To help close the gap in swimming safety, the YMCA created Safety Around Water, a program that teaches children of all ages and backgrounds—and their parents—that water should be fun, not feared, as long as you know how to stay safe. This year, the Y awarded over 27,000 scholarships for free water safety lessons to children in underserved communities. The children learn fundamental water safety skills that include what to look for in a safe place to swim, what to do if they find themselves in the water unexpectedly, and how to swim a short distance on their front, roll over onto their back to rest, and then roll on their front to continue swimming to safety.
“The Y teaches more than 1 million children from all backgrounds invaluable water-safety and swim skills every year, and the disturbing statistics about youth drownings underscore the significance of this work,” said Kevin Washington, president and CEO of Y-USA. “We are giving swim scholarships to children in underserved communities who statistically are at greatest risk of drowning so they can learn to be safe in and around the water. The Y is committed to reaching more kids, saving more lives and changing the statistics.”
If you know how to stay safe in and around water, swimming can be a lifelong source of fun and exercise. Here are six things you should know:
1. Never swim alone. Swim only when a lifeguard is on duty.
2. Supervise children whenever they are in or near water. Whether it’s a bath, the ocean or anything in between, stay within arm’s reach of the child at all times.
3. Don’t hold your breath. When swimming, children should avoid holding their breath for any length of time. This can lead directly to drowning and other severe physical side effects.
4. Wear a life jacket. Novice and nonswimmers should wear Coast Guard−approved life jackets.

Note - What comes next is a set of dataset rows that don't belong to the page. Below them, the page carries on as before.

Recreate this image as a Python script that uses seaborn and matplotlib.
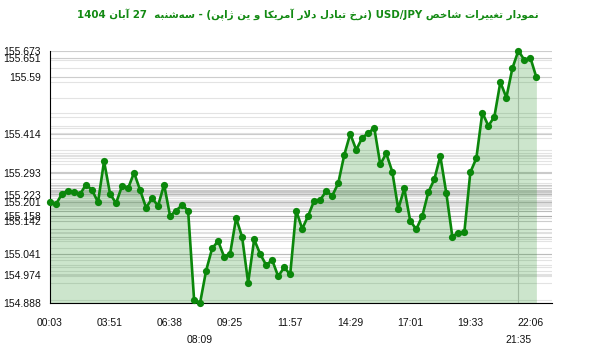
import re
import numpy as np
import pandas as pd
import matplotlib
matplotlib.use("Agg")
import matplotlib.pyplot as plt
import seaborn as sns

# ---------------- data ----------------
title_text = "نمودار تغییرات شاخص USD/JPY (نرخ تبادل دلار آمریکا و ین ژاپن) - سه\u200cشنبه  27 آبان 1404"

values = [155.201, 155.195, 155.227, 155.237, 155.234, 155.226, 155.256, 155.239, 155.201, 155.329,
          155.227, 155.198, 155.252, 155.244, 155.293, 155.239, 155.184, 155.213, 155.190, 155.256,
          155.158, 155.175, 155.192, 155.175, 154.896, 154.888, 154.988, 155.057, 155.080, 155.031,
          155.041, 155.152, 155.092, 154.950, 155.085, 155.040, 155.005, 155.021, 154.970, 154.998,
          154.976, 155.175, 155.118, 155.159, 155.206, 155.208, 155.236, 155.221, 155.260, 155.348,
          155.414, 155.364, 155.402, 155.416, 155.433, 155.319, 155.353, 155.296, 155.180, 155.244,
          155.142, 155.117, 155.158, 155.232, 155.272, 155.345, 155.229, 155.094, 155.106, 155.107,
          155.294, 155.338, 155.480, 155.439, 155.467, 155.575, 155.527, 155.618, 155.673, 155.644,
          155.651, 155.590]

ytick_values = [155.673, 155.651, 155.59, 155.414, 155.293, 155.223, 155.201, 155.158, 155.142,
                155.041, 154.974, 154.888]

xtick_pos = [0, 10, 20, 30, 40, 50, 60, 70, 80]
xtick_labels = ["00:03", "03:51", "06:38", "09:25", "11:57", "14:29", "17:01", "19:33", "22:06"]
xtick2_pos = [25, 78]
xtick2_labels = ["08:09", "21:35"]

# ---------------- simple Persian shaping + bidi ----------------
FORMS = {
    'ا': (0xFE8D, 0xFE8E, None, None), 'آ': (0xFE81, 0xFE82, None, None),
    'ب': (0xFE8F, 0xFE90, 0xFE91, 0xFE92), 'پ': (0xFB56, 0xFB57, 0xFB58, 0xFB59),
    'ت': (0xFE95, 0xFE96, 0xFE97, 0xFE98), 'خ': (0xFEA5, 0xFEA6, 0xFEA7, 0xFEA8),
    'د': (0xFEA9, 0xFEAA, None, None), 'ر': (0xFEAD, 0xFEAE, None, None),
    'ژ': (0xFB8A, 0xFB8B, None, None), 'س': (0xFEB1, 0xFEB2, 0xFEB3, 0xFEB4),
    'ش': (0xFEB5, 0xFEB6, 0xFEB7, 0xFEB8), 'ص': (0xFEB9, 0xFEBA, 0xFEBB, 0xFEBC),
    'غ': (0xFECD, 0xFECE, 0xFECF, 0xFED0), 'ک': (0xFB8E, 0xFB8F, 0xFB90, 0xFB91),
    'ل': (0xFEDD, 0xFEDE, 0xFEDF, 0xFEE0), 'م': (0xFEE1, 0xFEE2, 0xFEE3, 0xFEE4),
    'ن': (0xFEE5, 0xFEE6, 0xFEE7, 0xFEE8), 'ه': (0xFEE9, 0xFEEA, 0xFEEB, 0xFEEC),
    'و': (0xFEED, 0xFEEE, None, None), 'ی': (0xFBFC, 0xFBFD, 0xFBFE, 0xFBFF),
}


def shape(s):
    out = []
    i, n = 0, len(s)
    while i < n:
        c = s[i]
        if c not in FORMS:
            if c != '\u200c':
                out.append(c)
            i += 1
            continue
        prev = s[i - 1] if i > 0 else ''
        joins_prev = prev in FORMS and FORMS[prev][2] is not None
        if c == 'ل' and i + 1 < n and s[i + 1] in ('ا', 'آ'):
            lig = (0xFEFB, 0xFEFC) if s[i + 1] == 'ا' else (0xFEF5, 0xFEF6)
            out.append(chr(lig[1] if joins_prev else lig[0]))
            i += 2
            continue
        nxt = s[i + 1] if i + 1 < n else ''
        joins_next = FORMS[c][2] is not None and nxt in FORMS
        iso, fin, ini, med = FORMS[c]
        if joins_prev and joins_next:
            g = med
        elif joins_prev:
            g = fin
        elif joins_next:
            g = ini
        else:
            g = iso
        out.append(chr(g))
        i += 1
    return ''.join(out)


def visual(s):
    s = shape(s)
    segs = re.findall(r'[A-Za-z0-9/.]+|[^A-Za-z0-9/.]+', s)
    vis = []
    for seg in reversed(segs):
        if re.match(r'[A-Za-z0-9]', seg):
            vis.append(seg)
        else:
            vis.append(seg[::-1].translate(str.maketrans('()', ')(')))
    return ''.join(vis)


# ---------------- plot ----------------
sns.set_style("white")
plt.rcParams['font.family'] = ['Liberation Sans', 'DejaVu Sans']

df = pd.DataFrame({"idx": np.arange(len(values)), "value": values})
ymin, ymax = min(values), max(values)
xmax = 83.6

fig = plt.figure(figsize=(6.0, 3.52), dpi=100)
ax = fig.add_axes([50 / 600, 1 - 302.7 / 352, 502 / 600, 252 / 352])

# horizontal lines at every value
ax.hlines(values, 0, xmax, colors='gray', alpha=0.22, linewidth=0.8, zorder=1)
ax.hlines(ytick_values, 0, xmax, colors='gray', alpha=0.22, linewidth=0.8, zorder=1)
ax.axvline(xtick2_pos[1], color='#c8c8c8', linewidth=0.8, zorder=1)

ax.fill_between(df["idx"], df["value"], ymin, color='green', alpha=0.2, linewidth=0, zorder=2)
sns.lineplot(data=df, x="idx", y="value", ax=ax, color='#0b870b', linewidth=1.9,
             marker='o', markersize=5.2, markeredgewidth=0, zorder=3)
for ln in ax.lines:
    ln.set_clip_on(False)

ax.set_xlim(0, xmax)
ax.set_ylim(ymin, ymax)
ax.set_xlabel("")
ax.set_ylabel("")

ax.set_yticks(ytick_values)
ax.set_yticklabels([f"{v:g}" for v in ytick_values])
ax.set_xticks(xtick_pos)
ax.set_xticklabels(xtick_labels)
ax.set_xticks(xtick2_pos, minor=True)
ax.set_xticklabels(xtick2_labels, minor=True)

ax.tick_params(axis='both', which='major', direction='inout', length=7.5, width=0.8,
               color='black', labelsize=7.5, labelcolor='#111111')
ax.tick_params(axis='y', which='major', pad=2.6)
ax.tick_params(axis='x', which='major', pad=7.6)
ax.tick_params(axis='x', which='minor', direction='out', length=16.5, width=0.8,
               color='black', labelsize=7.5, labelcolor='#111111', pad=6.5)
ax.xaxis.get_minor_ticks()[1].tick1line.set_color('#c4c4c4')

for side in ['top', 'right']:
    ax.spines[side].set_visible(False)
for side in ['left', 'bottom']:
    ax.spines[side].set_color('black')
    ax.spines[side].set_linewidth(0.8)
ax.spines['bottom'].set_bounds(0, xmax)

fig.text(0.513, 1 - 15 / 352, visual(title_text), ha='center', va='center',
         fontsize=7.4, fontweight='bold', color='#138a13', family=['DejaVu Sans'])

fig.savefig("out.png", dpi=100, facecolor='white')
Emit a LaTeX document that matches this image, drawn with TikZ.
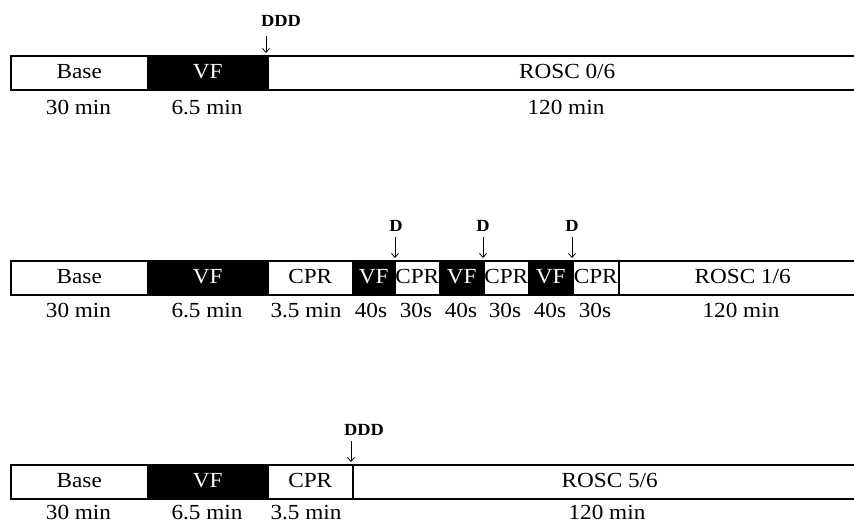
\documentclass[tikz,border=0pt]{standalone}
\usepackage{fontspec}
\setmainfont[FakeStretch=1.08]{Liberation Serif}
\usetikzlibrary{arrows.meta}
\begin{document}
\begin{tikzpicture}[x=1pt,y=-1pt,
  seg/.style={draw=black, line width=1.5pt, minimum height=34pt, inner sep=0pt,
    text height=14pt, text depth=3pt, font=\fontsize{21.5}{24}\selectfont, anchor=west},
  wseg/.style={seg, fill=white, text=black},
  bseg/.style={seg, fill=black, text=white},
  dur/.style={font=\fontsize{21.5}{24}\selectfont, inner sep=0pt, anchor=base},
  shock/.style={font=\fontsize{17}{20}\selectfont\bfseries, inner sep=0pt, anchor=base},
  sarrow/.style={line width=0.8pt, -{Straight Barb[length=4pt,width=7pt]}}
]
\useasboundingbox (0,0) rectangle (854,523);

% ---------- Row 1 ----------
\node[wseg, minimum width=137pt] (r1base) at (10,73) {Base};
\node[bseg, minimum width=120pt] (r1vf) at (147,73) {VF};
\node[wseg, minimum width=599pt] (r1rosc) at (267,73) {ROSC 0/6};
\node[dur] (r1t1) at (78.5,114) {30 min};
\node[dur] (r1t2) at (207,114) {6.5 min};
\node[dur] (r1t3) at (566,114) {120 min};
\node[shock] (r1d) at (281,26) {DDD};
\coordinate (r1as) at (266,36);
\coordinate (r1ae) at (266,53);
\draw[sarrow] (r1as) -- (r1ae);

% ---------- Row 2 ----------
\node[wseg, minimum width=137pt] (r2base) at (10,278) {Base};
\node[bseg, minimum width=120pt] (r2vf) at (147,278) {VF};
\node[wseg, minimum width=85pt] (r2cpr) at (267,278) {CPR};
\node[bseg, minimum width=42pt] (r2vfa) at (352,278) {VF};
\node[wseg, minimum width=45pt] (r2cpra) at (394,278) {CPR};
\node[bseg, minimum width=44pt] (r2vfb) at (439,278) {VF};
\node[wseg, minimum width=45pt] (r2cprb) at (483,278) {CPR};
\node[bseg, minimum width=44pt] (r2vfc) at (528,278) {VF};
\node[wseg, minimum width=46pt] (r2cprc) at (572,278) {CPR};
\node[wseg, minimum width=248pt] (r2rosc) at (618,278) {ROSC 1/6};
\node[dur] (r2t1) at (78.5,317) {30 min};
\node[dur] (r2t2) at (207,317) {6.5 min};
\node[dur] (r2t3) at (306,317) {3.5 min};
\node[dur] (r2t4) at (371,317) {40s};
\node[dur] (r2t5) at (416,317) {30s};
\node[dur] (r2t6) at (461,317) {40s};
\node[dur] (r2t7) at (505,317) {30s};
\node[dur] (r2t8) at (550,317) {40s};
\node[dur] (r2t9) at (595,317) {30s};
\node[dur] (r2t10) at (741,317) {120 min};
\node[shock] (r2da) at (396,231) {D};
\node[shock] (r2db) at (483,231) {D};
\node[shock] (r2dc) at (572,231) {D};
\coordinate (r2aas) at (395,237);
\coordinate (r2aae) at (395,258);
\coordinate (r2abs) at (483,237);
\coordinate (r2abe) at (483,258);
\coordinate (r2acs) at (572,237);
\coordinate (r2ace) at (572,258);
\draw[sarrow] (r2aas) -- (r2aae);
\draw[sarrow] (r2abs) -- (r2abe);
\draw[sarrow] (r2acs) -- (r2ace);

% ---------- Row 3 ----------
\node[wseg, minimum width=137pt] (r3base) at (10,482) {Base};
\node[bseg, minimum width=120pt] (r3vf) at (147,482) {VF};
\node[wseg, minimum width=85pt] (r3cpr) at (267,482) {CPR};
\node[wseg, minimum width=514pt] (r3rosc) at (352,482) {ROSC 5/6};
\node[dur] (r3t1) at (78.5,519) {30 min};
\node[dur] (r3t2) at (207,519) {6.5 min};
\node[dur] (r3t3) at (306,519) {3.5 min};
\node[dur] (r3t4) at (607,519) {120 min};
\node[shock] (r3d) at (364,435) {DDD};
\coordinate (r3as) at (351,441);
\coordinate (r3ae) at (351,462);
\draw[sarrow] (r3as) -- (r3ae);
\end{tikzpicture}
\end{document}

5. Don’t jump in to save someone struggling in deep water. Even if you’re a great swimmer, you can be overpowered by a panicked person, pulling you underwater. The Y teaches the “reach, throw, don’t go” concept of using a long object to reach for the swimmer and pull him or her to safety.
6. Enroll in water safety classes. The Y teaches fundamental water safety skills and how to react if you find yourself in water unexpectedly.